Nous notons que cela est dû à l’interprétation par la Commission de l’article 59 (1) de la Charte africaine des droits de l’homme et des peuples qui prévoit que « toutes les mesures prises dans le cadre du présent chapitre resteront confidentielles jusqu’au moment où la Conférence des Chefs d’Etat et de Gouvernement en décidera autrement. » L’article 59 implique que toutes les mesures prises par la Commission dans le cadre de sa procédure de communication restent confidentielles jusqu’à ce qu’elles soient examinées par la Conférence des chefs d’État et de gouvernement. L’interprétation de de cette disposition par la Commission semble être que « tout ce qui est fait ou reçu » par la Commission est confidentiel. Nous soumettons, avec le plus grand respect, que cela n’aurait pas pu être l’intention des rédacteurs de la Charte. Nous soumettons en outre que les rédacteurs de la Charte auraient l’intention par cette disposition de prévoir que toutes les décisions, résolutions et rapports adoptés par la Commission ne doivent être rendus publics qu’après approbation par l’Assemblée des chefs d’État et de gouvernement.

L’interprétation actuelle de l’article 59 par la Commission limite la possibilité pour les organisations et les experts des droits de l’homme de présenter des soumissions à titre d’amicus curiae à la Commission. En l’absence d’accès aux informations relatives aux affaires soumises, les amicus curiae potentiels n’ont aucun moyen de savoir quelles communications sont pendantes devant la Commission, ainsi que les questions abordées dans ces communications.

Nous estimons aussi, humblement, que cette interprétation pourrait favoriser la violation des dispositions de la Charte africaine sur l’accès à l’information.

De plus, cette interprétation empêche les plaideurs de partager d’informations sur les communications en instance dans le cadre de leurs stratégies de plaidoyer sur des questions dont ils cherchent à obtenir de changement. Les organisations de la société civile ont un intérêt légitime à faire connaître leurs affaires, puis que cela peut être utile pour appuyer une campagne de plaidoyer qui peut durer de nombreuses années. Ceci s’avère de plus pertinent dans la mesure où la durée moyenne d’obtenir une décision sur le fond pour des communications devant la Commission va au-delà de sept (7) ans.

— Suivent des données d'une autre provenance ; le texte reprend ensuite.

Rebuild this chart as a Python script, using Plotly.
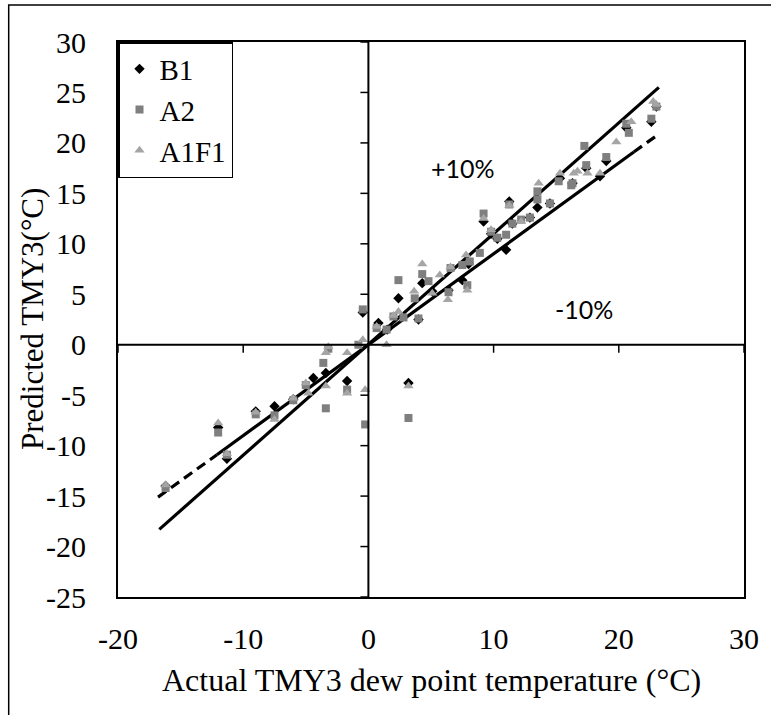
import plotly.graph_objects as go

# ---- data ----
b1_x = [-16.2, -12.0, -11.3, -9.0, -7.5, -6.0, -4.4, -3.4, -1.7, -0.45, 0.8, 1.5, 2.4, 3.2, 4.0, 4.3,
        5.1, 6.4, 7.5, 8.0, 9.2, 9.8, 10.3, 11.0, 11.25, 11.5, 12.9, 13.5, 14.5, 15.3, 16.3, 17.4,
        18.5, 19.0, 20.6, 22.6, 23.0]
b1_y = [-14.0, -8.2, -11.3, -6.6, -6.1, -5.4, -3.3, -2.8, -3.6, 3.2, 2.15, 1.5, 4.6, -3.8, 2.5, 6.1,
        5.3, 5.4, 6.4, 8.0, 12.2, 11.0, 10.5, 9.4, 14.2, 12.0, 12.6, 13.6, 14.0, 16.5, 16.0, 17.5,
        16.7, 18.2, 21.5, 22.1, 23.6]

a2_x = [-16.2, -12.0, -11.3, -9.0, -7.5, -6.0, -5.0, -3.4, -3.6, -3.2, -1.7, -0.8, -0.45, -0.26,
        0.66, 1.45, 2.0, 2.4, 2.8, 3.2, 3.7, 4.0, 4.3, 4.8, 6.4, 6.56, 7.5, 7.9, 8.1, 8.9, 9.2, 9.8,
        10.3, 11.0, 11.25, 11.5, 12.2, 12.9, 13.5, 13.5, 14.5, 15.2, 16.2, 16.3, 17.25, 17.4, 19.0,
        20.6, 20.8, 22.6, 23.0]
a2_y = [-14.2, -8.7, -10.9, -6.9, -7.0, -5.5, -4.0, -6.3, -1.8, -0.4, -4.45, 0.0, 3.5, -7.9,
        1.65, 1.5, 2.8, 6.4, 2.7, -7.26, 4.6, 2.6, 7.0, 6.3, 5.2, 7.6, 7.9, 5.9, 8.25, 9.1, 13.0, 11.2,
        10.6, 10.9, 13.9, 12.0, 12.4, 12.6, 15.2, 14.4, 14.0, 16.2, 15.8, 16.0, 19.7, 17.8, 18.6,
        21.9, 21.0, 22.4, 23.6]

a1f1_x = [-16.2, -12.0, -11.3, -9.0, -7.5, -6.0, -5.0, -4.8, -3.4, -3.4, -3.2, -1.7, -1.7, -0.45,
          -0.26, 0.66, 1.45, 2.0, 2.4, 3.2, 3.65, 4.3, 5.1, 5.7, 6.35, 6.56, 7.8, 7.9, 9.2, 9.8,
          11.25, 12.2, 13.6, 15.3, 16.4, 16.7, 17.5, 18.5, 19.8, 21.0, 22.75, 23.0]
a1f1_y = [-13.9, -7.75, -10.8, -6.7, -7.4, -5.3, -3.8, -4.8, -4.1, -0.8, -0.2, -4.8, -0.8, 0.5,
          -4.45, 1.8, 0.0, 2.9, 3.3, -4.1, 5.3, 8.0, 5.1, 6.9, 4.46, 7.7, 8.9, 5.4, 12.5, 11.4,
          13.8, 12.2, 16.0, 17.0, 17.0, 17.2, 17.0, 17.0, 20.1, 22.1, 24.1, 23.8]

# +10% / -10% reference lines
upper_x = [-16.7, 23.2]
upper_y = [-18.3, 25.5]
lower_solid_x = [-12.1, 21.2]
lower_solid_y = [-10.9, 19.1]
lower_dash_lo_x = [-16.8, -12.1]
lower_dash_lo_y = [-15.1, -10.9]
lower_dash_hi_x = [21.2, 23.0]
lower_dash_hi_y = [19.1, 20.7]

x_ticks = [-20, -10, 0, 10, 20, 30]
x_tick_text = ["-20", "-10", "0", "10", "20", "30"]
y_ticks = [-25, -20, -15, -10, -5, 0, 5, 10, 15, 20, 25, 30]
y_tick_text = ["-25", "-20", "-15", "-10", "-5", "0", "5", "10", "15", "20", "25", "30"]

SERIF = "'Liberation Serif', 'Times New Roman', Times, 'DejaVu Serif', serif"
SANS = "Lato, 'Open Sans', sans-serif"

fig = go.Figure()

# reference lines
line_style = dict(color="black", width=3.2)
fig.add_trace(go.Scatter(x=upper_x, y=upper_y, mode="lines", line=line_style, showlegend=False, hoverinfo="skip"))
fig.add_trace(go.Scatter(x=lower_solid_x, y=lower_solid_y, mode="lines", line=line_style, showlegend=False, hoverinfo="skip"))
fig.add_trace(go.Scatter(x=lower_dash_lo_x, y=lower_dash_lo_y, mode="lines",
                         line=dict(color="black", width=3.2, dash="10px,6px"), showlegend=False, hoverinfo="skip"))
fig.add_trace(go.Scatter(x=lower_dash_hi_x, y=lower_dash_hi_y, mode="lines",
                         line=dict(color="black", width=3.2, dash="10px,6px"), showlegend=False, hoverinfo="skip"))

# data series
fig.add_trace(go.Scatter(x=b1_x, y=b1_y, mode="markers", name="B1",
                         marker=dict(symbol="diamond", size=8, color="black")))
fig.add_trace(go.Scatter(x=a2_x, y=a2_y, mode="markers", name="A2",
                         marker=dict(symbol="square", size=8, color="#7f7f7f")))
fig.add_trace(go.Scatter(x=a1f1_x, y=a1f1_y, mode="markers", name="A1F1",
                         marker=dict(symbol="triangle-up", size=9, color="#a5a5a5")))

# axis lines through the origin with tick marks
shapes = [
    dict(type="line", xref="x", yref="y", x0=x_ticks[0], x1=x_ticks[-1], y0=0, y1=0,
         line=dict(color="black", width=2)),
    dict(type="line", xref="x", yref="y", x0=0, x1=0, y0=y_ticks[0], y1=y_ticks[-1],
         line=dict(color="black", width=2)),
]
for xv in x_ticks:
    shapes.append(dict(type="line", xref="x", yref="y", ysizemode="pixel", yanchor=0,
                       x0=xv, x1=xv, y0=0, y1=-8, line=dict(color="black", width=1.5)))
for yv in y_ticks:
    shapes.append(dict(type="line", xref="x", yref="y", xsizemode="pixel", xanchor=0,
                       y0=yv, y1=yv, x0=-8, x1=0, line=dict(color="black", width=1.5)))
# outer figure border (partly cropped)
shapes.append(dict(type="rect", xref="paper", yref="paper", x0=-0.1746, x1=1.2, y0=-0.4, y1=1.0667,
                   line=dict(color="black", width=1.5), layer="below"))

fig.update_layout(
    width=771, height=715,
    margin=dict(l=118, r=23, t=42, b=118),
    paper_bgcolor="white", plot_bgcolor="white",
    font=dict(family=SERIF, size=30, color="black"),
    shapes=shapes,
    legend=dict(x=0, y=1, xanchor="left", yanchor="top", bgcolor="white",
                bordercolor="black", borderwidth=1.5,
                font=dict(family=SERIF, size=29, color="black"),
                tracegroupgap=0, itemwidth=30),
    xaxis=dict(range=[-20, 30], tickvals=x_ticks, ticktext=x_tick_text, showgrid=False, zeroline=False,
               showline=True, mirror=True, linecolor="black", linewidth=2,
               ticks="outside", ticklen=14, tickcolor="rgba(0,0,0,0)",
               tickfont=dict(family=SERIF, size=30, color="black")),
    yaxis=dict(range=[-25, 30], tickvals=y_ticks, ticktext=y_tick_text, showgrid=False, zeroline=False,
               showline=True, mirror=True, linecolor="black", linewidth=2,
               ticks="outside", ticklen=24, tickcolor="rgba(0,0,0,0)",
               tickfont=dict(family=SERIF, size=30, color="black")),
    annotations=[
        dict(text="Actual TMY3 dew point temperature (°C)", xref="paper", yref="paper",
             x=0.5, y=-0.1495, xanchor="center", yanchor="middle", showarrow=False,
             font=dict(family=SERIF, size=32, color="black")),
        dict(text="Predicted TMY3(°C)", xref="paper", yref="paper", textangle=-90,
             x=-0.1365, y=0.5, xanchor="center", yanchor="middle", showarrow=False,
             font=dict(family=SERIF, size=31, color="black")),
        dict(text="+10%", xref="x", yref="y", x=7.55, y=17.5, showarrow=False,
             font=dict(family=SANS, size=25, color="black")),
        dict(text="-10%", xref="x", yref="y", x=17.2, y=3.5, showarrow=False,
             font=dict(family=SANS, size=25, color="black")),
    ],
)

fig.write_html("out.html")
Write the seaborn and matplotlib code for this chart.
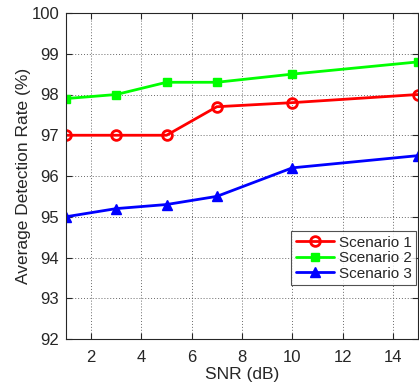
import matplotlib
matplotlib.use("Agg")
import matplotlib.pyplot as plt
import seaborn as sns
import pandas as pd

snr = [1, 3, 5, 7, 10, 15]
scenario1 = [97.0, 97.0, 97.0, 97.7, 97.8, 98.0]
scenario2 = [97.9, 98.0, 98.3, 98.3, 98.5, 98.8]
scenario3 = [95.0, 95.2, 95.3, 95.5, 96.2, 96.5]
names = ["Scenario 1", "Scenario 2", "Scenario 3"]
colors = ["#ff0000", "#00ff00", "#0000ff"]
markers = ["o", "s", "^"]
xticks = [2, 4, 6, 8, 10, 12, 14]
yticks = [92, 93, 94, 95, 96, 97, 98, 99, 100]

sns.set_theme(style="white")
plt.rcParams["font.family"] = ["Liberation Sans", "DejaVu Sans"]

rows = []
for name, vals in zip(names, [scenario1, scenario2, scenario3]):
    for x, v in zip(snr, vals):
        rows.append({"SNR": x, "rate": v, "Scenario": name})
df = pd.DataFrame(rows)

fig = plt.figure(figsize=(4.19, 3.85), dpi=100)
ax = fig.add_axes([66/419, 1-339/385, 352/419, (339-13)/385])

mfc = {"Scenario 1": "none", "Scenario 2": "#00ff00", "Scenario 3": "#0000ff"}
for name, col, mk in zip(names, colors, markers):
    sub = df[df["Scenario"] == name]
    sns.lineplot(data=sub, x="SNR", y="rate", ax=ax, color=col, marker=mk,
                 markersize=7 if mk != "s" else 6, linewidth=2,
                 markerfacecolor=mfc[name], markeredgecolor=col,
                 markeredgewidth=2 if mk == "o" else 1, label=name)

ax.set_xlim(1, 15)
ax.set_ylim(92, 100)
ax.set_xticks(xticks)
ax.set_yticks(yticks)
ax.grid(True, linestyle=(0, (1, 2)), color="#444444", linewidth=0.7, alpha=0.8)
ax.tick_params(direction="in", length=4, width=0.8, colors="#262626",
               labelsize=12, top=True, right=True, bottom=True, left=True)
ax.tick_params(axis="x", pad=8)
ax.tick_params(axis="y", pad=5)
for s in ax.spines.values():
    s.set_color("#262626")
    s.set_linewidth(0.8)
ax.set_xlabel("SNR (dB)", fontsize=12.5, color="#262626", labelpad=1)
ax.set_ylabel("Average Detection Rate (%)", fontsize=12.5, color="#262626", labelpad=0)

leg = ax.legend(loc="lower left", bbox_to_anchor=(0.64, 0.165), fontsize=11,
                frameon=True, fancybox=False, edgecolor="#262626",
                borderpad=0.3, labelspacing=0.1, handlelength=2.5,
                handletextpad=0.3, borderaxespad=0)
leg.get_frame().set_linewidth(0.8)

fig.savefig("out.png", dpi=100)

À cette fin, nous exhortons la Commission africaine des droits de l’homme et des peuples à adopter une interprétation progressive de l’article 59 qui favorise la diffusion d’informations sur les communications examinées par la Commission, et qui supprime le voile du secret qui entoure le mandat de communication de la Commission.

Nous demandons également que la Commission rende publique sa liste des communications en instance et, tout au moins, un résumé des questions soulevée dans chaque communication, afin de permettre aux potentiels acteurs à titre d’amicus curiae de faire des soumissions qui peuvent enrichir l’examen de ces communications par la Commission.

Honorables Président et Commissaires, nous vous remercions de votre attention.